I find it really hard to write about the next half hour, I am still so angry.
There seems to be a lot of green masked people, thinking back there were probably about 7 or so, my nightie was on the wrong way, there was much talking between them all and I remember one of the nurses shouting at the surgeon to speak ‘Castillan’ instead of Catalan to me. I thought I was going to be put to sleep so I wasn’t too concerned but they just kept fussing. Then they made me sit up, OH SHIT! They were giving me a spinal block. Can I just say that my epidural with Joseph – never felt a thing! Spinal block – Oh my lord! The shock of it at first, then the anaesthetist kept saying 'left' or 'right' meaning I assume which leg would go numb, I swear my left leg got it twice and I never felt it in my right. Why did they do a local for such a procedure? I have never been so terrified in my life!
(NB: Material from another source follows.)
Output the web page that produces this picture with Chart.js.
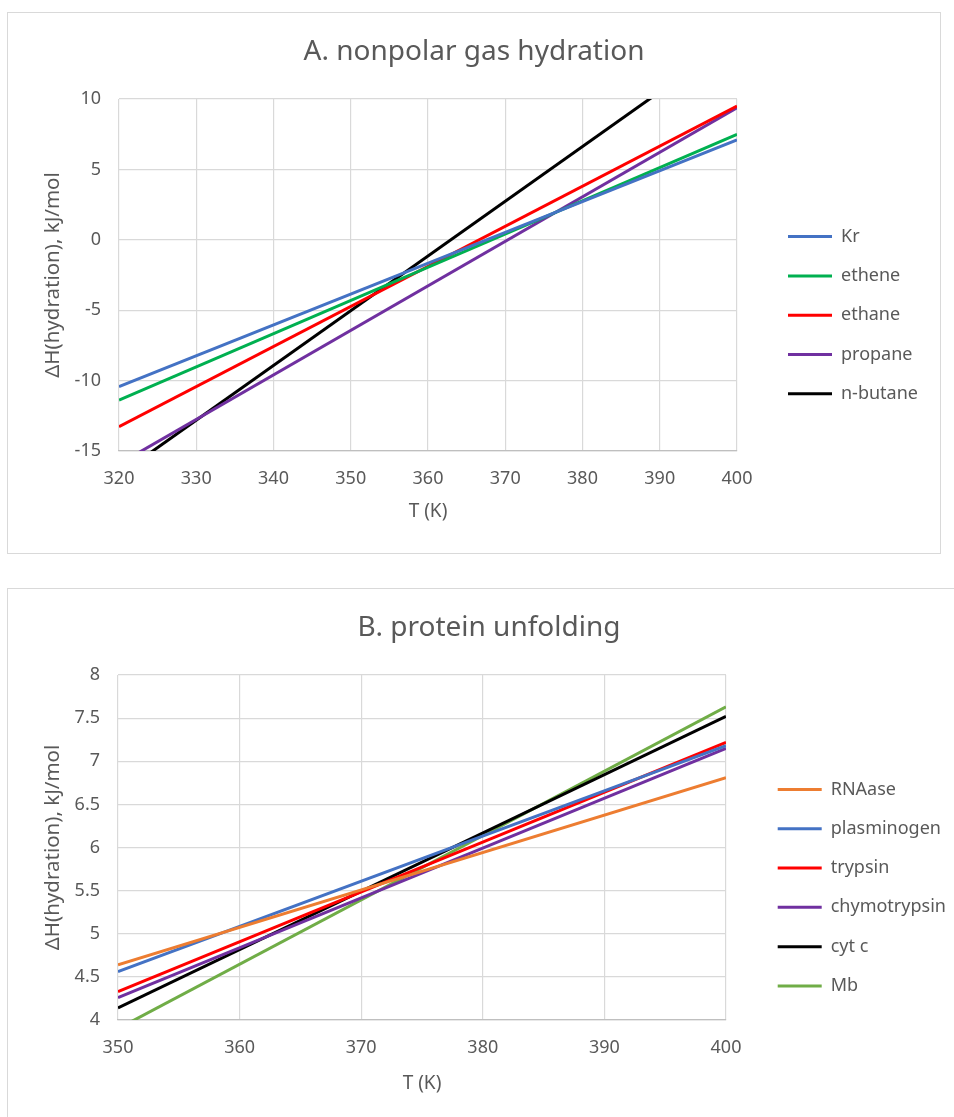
<!DOCTYPE html>
<html><head><meta charset="utf-8">
<script src="https://cdn.jsdelivr.net/npm/chart.js@4.4.1/dist/chart.umd.min.js"></script>
<style>
html,body{margin:0;padding:0;background:#fff;overflow:hidden;width:954px;height:1117px;}
.box{position:absolute;border:1px solid #D9D9D9;box-sizing:border-box;background:#fff;}
#boxA{left:7px;top:12px;width:934px;height:542px;}
#boxB{left:7px;top:588px;width:964px;height:542px;}
canvas{display:block;}
</style></head><body>
<div class="box" id="boxA"><canvas id="cA" width="932" height="540"></canvas></div>
<div class="box" id="boxB"><canvas id="cB" width="962" height="540"></canvas></div>
<script>
// ---- Chart A: nonpolar gas hydration ----
const tempsA = [320, 400];
const krA = [-10.43, 7.09];
const etheneA = [-11.38, 7.49];
const ethaneA = [-13.27, 9.5];
const propaneA = [-15.92, 9.38];
const nbutaneA = [-16.7, 14.4];
const xTicksA = {min: 320, max: 400, step: 10};
const yTicksA = {min: -15, max: 10, step: 5};

// ---- Chart B: protein unfolding ----
const tempsB = [350, 400];
const rnaaseB = [4.64, 6.81];
const plasminogenB = [4.56, 7.18];
const trypsinB = [4.33, 7.22];
const chymotrypsinB = [4.26, 7.15];
const cytcB = [4.14, 7.52];
const mbB = [3.90, 7.63];
const xTicksB = {min: 350, max: 400, step: 10};
const yTicksB = {min: 4, max: 8, step: 0.5};

const TEXT = '#595959';
const FONT = "'Noto Sans', 'Open Sans', sans-serif";
const GRID = '#D9D9D9';
const LEG_FONT = 18, LEG_PAD = 21.3, LEG_BOX = 44;
const YT_FONT = 20.5;

function series(label, xs, ys, color) {
  return {
    label: label,
    data: xs.map((x, i) => ({x: x, y: ys[i]})),
    borderColor: color,
    backgroundColor: color,
    borderWidth: 3,
    pointRadius: 0,
    tension: 0,
    clip: 0
  };
}

function maxTextWidth(labels) {
  const c = document.createElement('canvas').getContext('2d');
  c.font = 'normal ' + LEG_FONT + 'px ' + FONT;
  return Math.max.apply(null, labels.map(t => c.measureText(t).width));
}

function makeChart(id, title, datasets, xr, yr, geo) {
  const canvas = document.getElementById(id);
  const W = canvas.width;
  const legendW = LEG_PAD + LEG_BOX + LEG_FONT / 2 + maxTextWidth(datasets.map(d => d.label)) + 10;
  const P = W - geo.right - geo.spacer - legendW;   // symmetric side padding keeps title centred
  return new Chart(canvas, {
    type: 'line',
    data: {datasets: datasets},
    options: {
      responsive: false,
      animation: false,
      layout: {padding: {left: P, right: P, top: 0, bottom: 0}},
      plugins: {
        title: {
          display: true, text: title, color: TEXT,
          font: {family: FONT, size: 28, weight: 'normal'},
          padding: {top: 22.2, bottom: 30.2}
        },
        legend: {
          display: true, position: 'right', align: 'center', maxWidth: 400,
          title: {display: true, text: ' ', font: {size: 12}, padding: {top: geo.legendPad, bottom: 0}},
          labels: {
            usePointStyle: true, pointStyle: 'line', pointStyleWidth: LEG_BOX,
            padding: LEG_PAD, color: TEXT, font: {family: FONT, size: LEG_FONT}
          }
        },
        tooltip: {enabled: false}
      },
      scales: {
        x: {
          type: 'linear', min: xr.min, max: xr.max,
          ticks: {stepSize: xr.step, color: TEXT, font: {family: FONT, size: 18}, padding: 17},
          grid: {color: GRID, lineWidth: 1.2, drawTicks: false},
          border: {color: '#BFBFBF', width: 1.2},
          title: {display: true, text: 'T (K)', color: TEXT, font: {family: FONT, size: 19}, padding: {top: 0, bottom: geo.xTitlePad}},
          afterFit: s => { s.height = geo.xH; }
        },
        y: {
          type: 'linear', min: yr.min, max: yr.max,
          ticks: {stepSize: yr.step, color: TEXT, font: {family: FONT, size: 18}, padding: 18,
                  callback: v => String(v)},
          grid: {color: GRID, lineWidth: 1.2, drawTicks: false},
          border: {display: false},
          title: {display: true, text: 'ΔH(hydration), kJ/mol', color: TEXT, font: {family: FONT, size: YT_FONT},
                  padding: {top: 45 - YT_FONT * 0.6 - P, bottom: 0}},
          afterFit: s => { s.width = geo.left - P; }
        },
        spacer: {
          type: 'linear', axis: 'y', position: 'right', display: true,
          grid: {display: false}, ticks: {display: false}, border: {display: false},
          afterFit: s => { s.width = geo.spacer; }
        }
      }
    }
  });
}

makeChart('cA', 'A. nonpolar gas hydration', [
  series('Kr', tempsA, krA, '#4472C4'),
  series('ethene', tempsA, etheneA, '#00B050'),
  series('ethane', tempsA, ethaneA, '#FF0000'),
  series('propane', tempsA, propaneA, '#7030A0'),
  series('n-butane', tempsA, nbutaneA, '#000000')
], xTicksA, yTicksA, {left: 111, right: 729, spacer: 29.7, xH: 102, xTitlePad: 30, legendPad: 50});

makeChart('cB', 'B. protein unfolding', [
  series('RNAase', tempsB, rnaaseB, '#ED7D31'),
  series('plasminogen', tempsB, plasminogenB, '#4472C4'),
  series('trypsin', tempsB, trypsinB, '#FF0000'),
  series('chymotrypsin', tempsB, chymotrypsinB, '#7030A0'),
  series('cyt c', tempsB, cytcB, '#000000'),
  series('Mb', tempsB, mbB, '#70AD47')
], xTicksB, yTicksB, {left: 110, right: 718, spacer: 30.4, xH: 109, xTitlePad: 34, legendPad: 43});
</script>
</body></html>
My only saving grace was the needle in my hand. The nurse who put it in made such a bad job of it that every time they attached me to a new drip or painkillers it hurt like crazy. They decided to play around with it whilst I was in theatre, it hurt like mad but I could have kissed them all because they at the very least gave me a distraction from what else was going on.
Pretty much by the time the nurses had stopped fannying around with my drip the doctor informed me ‘esta’ (that’s it). I was then wheeled over to a recovery bay to wait for my elephant legs to return to normal. Clearly my legs don’t respond too well to spinal blocks because two c-section women were brought in and their babies delivered in the time I was willing my legs to start working again. All the time watching the clock tick through from OK visiting hours for Joseph to his bedtime and way beyond…
I finally got discharged from hospital at 11.45am Saturday morning, having spent more time in there then when I had actually given birth at the same hospital 3 years earlier.
Oh and it seems almost petty to complain about this, but my right heel now has an acute stabbing pain in it, a side effect from the Spinal block surely?